What you will do: Quote all lines below exactly. Images stay out.
══ Source material ══
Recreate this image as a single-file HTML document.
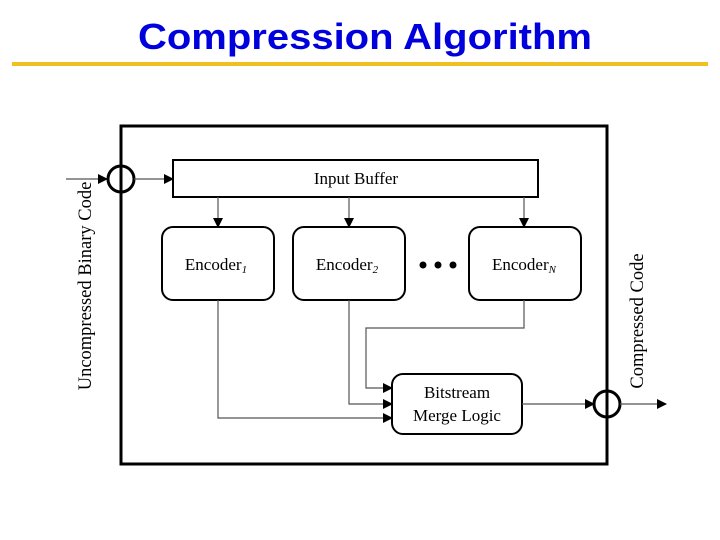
<!DOCTYPE html>
<html><head><meta charset="utf-8"><style>
html,body{margin:0;padding:0;background:#fff;}
svg{display:block;}
</style></head><body>
<svg width="720" height="540" viewBox="0 0 720 540" xmlns="http://www.w3.org/2000/svg">
<defs>
<marker id="a" markerWidth="10" markerHeight="10" refX="9" refY="5" orient="auto" markerUnits="userSpaceOnUse">
<path d="M0,0 L10,5 L0,10 z" fill="#000"/></marker>
</defs>
<text x="365" y="49" text-anchor="middle" font-family="Liberation Sans, sans-serif" font-weight="bold" font-size="36" fill="#0000dd" textLength="454" lengthAdjust="spacingAndGlyphs">Compression Algorithm</text>
<rect x="12" y="62" width="696" height="4" fill="#f0c020"/>
<rect x="121" y="126" width="486" height="338" fill="none" stroke="#000" stroke-width="3"/>
<g font-family="Liberation Serif, serif" font-size="17" fill="#000">
<line x1="66" y1="179" x2="107" y2="179" stroke="#555" stroke-width="1.2" marker-end="url(#a)"/>
<circle cx="121" cy="179" r="13" fill="#fff" stroke="#000" stroke-width="3"/>
<line x1="121" y1="166" x2="121" y2="192" stroke="#000" stroke-width="3"/>
<line x1="134" y1="179" x2="173" y2="179" stroke="#555" stroke-width="1.2" marker-end="url(#a)"/>
<rect x="173" y="160" width="365" height="37" fill="#fff" stroke="#000" stroke-width="2"/>
<text x="356" y="184" text-anchor="middle">Input Buffer</text>
<line x1="218" y1="197" x2="218" y2="227" stroke="#555" stroke-width="1.2" marker-end="url(#a)"/>
<line x1="349" y1="197" x2="349" y2="227" stroke="#555" stroke-width="1.2" marker-end="url(#a)"/>
<line x1="524" y1="197" x2="524" y2="227" stroke="#555" stroke-width="1.2" marker-end="url(#a)"/>
<rect x="162" y="227" width="112" height="73" rx="11" fill="#fff" stroke="#000" stroke-width="2"/>
<rect x="293" y="227" width="112" height="73" rx="11" fill="#fff" stroke="#000" stroke-width="2"/>
<rect x="469" y="227" width="112" height="73" rx="11" fill="#fff" stroke="#000" stroke-width="2"/>
<text x="216" y="270" text-anchor="middle">Encoder<tspan font-size="11" font-style="italic" dy="3">1</tspan></text>
<text x="347" y="270" text-anchor="middle">Encoder<tspan font-size="11" font-style="italic" dy="3">2</tspan></text>
<text x="524" y="270" text-anchor="middle">Encoder<tspan font-size="11" font-style="italic" dy="3">N</tspan></text>
<circle cx="423" cy="265" r="3.5" fill="#000"/><circle cx="438" cy="265" r="3.5" fill="#000"/><circle cx="453" cy="265" r="3.5" fill="#000"/>
<polyline points="524,300 524,328 366,328 366,388 392,388" fill="none" stroke="#555" stroke-width="1.2" marker-end="url(#a)"/>
<polyline points="349,300 349,404 392,404" fill="none" stroke="#555" stroke-width="1.2" marker-end="url(#a)"/>
<polyline points="218,300 218,418 392,418" fill="none" stroke="#555" stroke-width="1.2" marker-end="url(#a)"/>
<rect x="392" y="374" width="130" height="60" rx="11" fill="#fff" stroke="#000" stroke-width="2"/>
<text x="457" y="398" text-anchor="middle">Bitstream</text>
<text x="457" y="421" text-anchor="middle">Merge Logic</text>
<line x1="522" y1="404" x2="594" y2="404" stroke="#555" stroke-width="1.2" marker-end="url(#a)"/>
<circle cx="607" cy="404" r="13" fill="#fff" stroke="#000" stroke-width="3"/>
<line x1="607" y1="391" x2="607" y2="417" stroke="#000" stroke-width="3"/>
<line x1="620" y1="404" x2="666" y2="404" stroke="#555" stroke-width="1.2" marker-end="url(#a)"/>
<text transform="translate(91,286) rotate(-90)" text-anchor="middle" font-size="18.5">Uncompressed Binary Code</text>
<text transform="translate(643,321) rotate(-90)" text-anchor="middle" font-size="18.5">Compressed Code</text>
</g>
</svg>
</body></html>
═══
Output:
Recreate this image as a single-file HTML document.
<!DOCTYPE html>
<html><head><meta charset="utf-8"><style>
html,body{margin:0;padding:0;background:#fff;}
svg{display:block;}
</style></head><body>
<svg width="720" height="540" viewBox="0 0 720 540" xmlns="http://www.w3.org/2000/svg">
<defs>
<marker id="a" markerWidth="10" markerHeight="10" refX="9" refY="5" orient="auto" markerUnits="userSpaceOnUse">
<path d="M0,0 L10,5 L0,10 z" fill="#000"/></marker>
</defs>
<text x="365" y="49" text-anchor="middle" font-family="Liberation Sans, sans-serif" font-weight="bold" font-size="36" fill="#0000dd" textLength="454" lengthAdjust="spacingAndGlyphs">Compression Algorithm</text>
<rect x="12" y="62" width="696" height="4" fill="#f0c020"/>
<rect x="121" y="126" width="486" height="338" fill="none" stroke="#000" stroke-width="3"/>
<g font-family="Liberation Serif, serif" font-size="17" fill="#000">
<line x1="66" y1="179" x2="107" y2="179" stroke="#555" stroke-width="1.2" marker-end="url(#a)"/>
<circle cx="121" cy="179" r="13" fill="#fff" stroke="#000" stroke-width="3"/>
<line x1="121" y1="166" x2="121" y2="192" stroke="#000" stroke-width="3"/>
<line x1="134" y1="179" x2="173" y2="179" stroke="#555" stroke-width="1.2" marker-end="url(#a)"/>
<rect x="173" y="160" width="365" height="37" fill="#fff" stroke="#000" stroke-width="2"/>
<text x="356" y="184" text-anchor="middle">Input Buffer</text>
<line x1="218" y1="197" x2="218" y2="227" stroke="#555" stroke-width="1.2" marker-end="url(#a)"/>
<line x1="349" y1="197" x2="349" y2="227" stroke="#555" stroke-width="1.2" marker-end="url(#a)"/>
<line x1="524" y1="197" x2="524" y2="227" stroke="#555" stroke-width="1.2" marker-end="url(#a)"/>
<rect x="162" y="227" width="112" height="73" rx="11" fill="#fff" stroke="#000" stroke-width="2"/>
<rect x="293" y="227" width="112" height="73" rx="11" fill="#fff" stroke="#000" stroke-width="2"/>
<rect x="469" y="227" width="112" height="73" rx="11" fill="#fff" stroke="#000" stroke-width="2"/>
<text x="216" y="270" text-anchor="middle">Encoder<tspan font-size="11" font-style="italic" dy="3">1</tspan></text>
<text x="347" y="270" text-anchor="middle">Encoder<tspan font-size="11" font-style="italic" dy="3">2</tspan></text>
<text x="524" y="270" text-anchor="middle">Encoder<tspan font-size="11" font-style="italic" dy="3">N</tspan></text>
<circle cx="423" cy="265" r="3.5" fill="#000"/><circle cx="438" cy="265" r="3.5" fill="#000"/><circle cx="453" cy="265" r="3.5" fill="#000"/>
<polyline points="524,300 524,328 366,328 366,388 392,388" fill="none" stroke="#555" stroke-width="1.2" marker-end="url(#a)"/>
<polyline points="349,300 349,404 392,404" fill="none" stroke="#555" stroke-width="1.2" marker-end="url(#a)"/>
<polyline points="218,300 218,418 392,418" fill="none" stroke="#555" stroke-width="1.2" marker-end="url(#a)"/>
<rect x="392" y="374" width="130" height="60" rx="11" fill="#fff" stroke="#000" stroke-width="2"/>
<text x="457" y="398" text-anchor="middle">Bitstream</text>
<text x="457" y="421" text-anchor="middle">Merge Logic</text>
<line x1="522" y1="404" x2="594" y2="404" stroke="#555" stroke-width="1.2" marker-end="url(#a)"/>
<circle cx="607" cy="404" r="13" fill="#fff" stroke="#000" stroke-width="3"/>
<line x1="607" y1="391" x2="607" y2="417" stroke="#000" stroke-width="3"/>
<line x1="620" y1="404" x2="666" y2="404" stroke="#555" stroke-width="1.2" marker-end="url(#a)"/>
<text transform="translate(91,286) rotate(-90)" text-anchor="middle" font-size="18.5">Uncompressed Binary Code</text>
<text transform="translate(643,321) rotate(-90)" text-anchor="middle" font-size="18.5">Compressed Code</text>
</g>
</svg>
</body></html>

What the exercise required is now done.